Use grounded conductive enclosures around components susceptible to interference. EM fields induce currents in the shield which cancel out the impinging fields through reflection and absorption. Choose appropriate shielding like cans, gaskets, or screens based on required attenuation.
- Control impedance with matched transmission lines.
Match trace impedance to source and load impedance using width/space ratio rules. This prevents reflections and resonances that cause ringing and EMI. Follow controlled impedance design on high speed traces. Use impedance tuning stubs and termination resistors as needed.
- Bypass power rails with decoupling capacitors.
Place ceramic decoupling caps with low inductance right at each IC power pin. This provides a reservoir of charge to handle fast switching noise, keeping power rails clean. Use multiple capacitors with different values to target a wide frequency range.
- Segregate and filter board sections.
Partition board into analog, digital, high speed, etc and keep signals local. When signals must cross domains, filter using ferrites, common mode chokes and capacitors. This contains noise in each section.

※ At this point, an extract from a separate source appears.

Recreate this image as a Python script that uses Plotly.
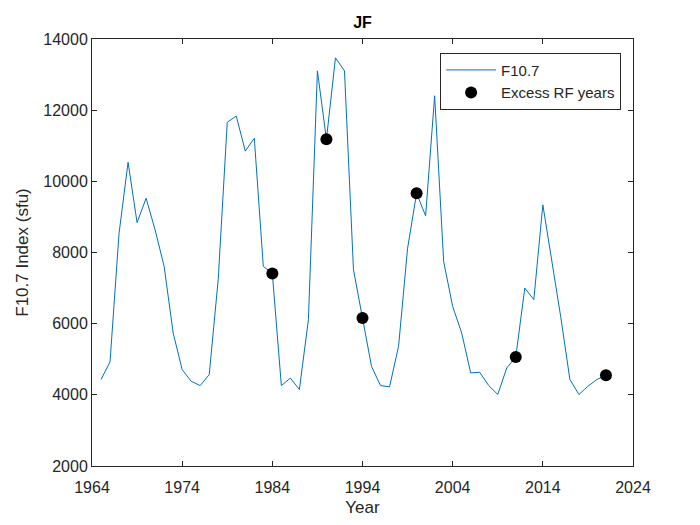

- Organize component placement.
The group associated components together and orient uniformly. Place noisy digital circuits away from sensitive analog ones. Route traces efficiently to minimize length and crossing. Reduce antenna effects with periodic vias to ground.
Adding a proper PCB shield to your project can help prevent issues from short circuits, EMI/RFI noise, and static shocks. A careful shielding design is needed to fully contain unwanted electromagnetic interference. With robust shielding integrated into the PCB layout and enclosure, you can ensure the reliable operation of your electronics.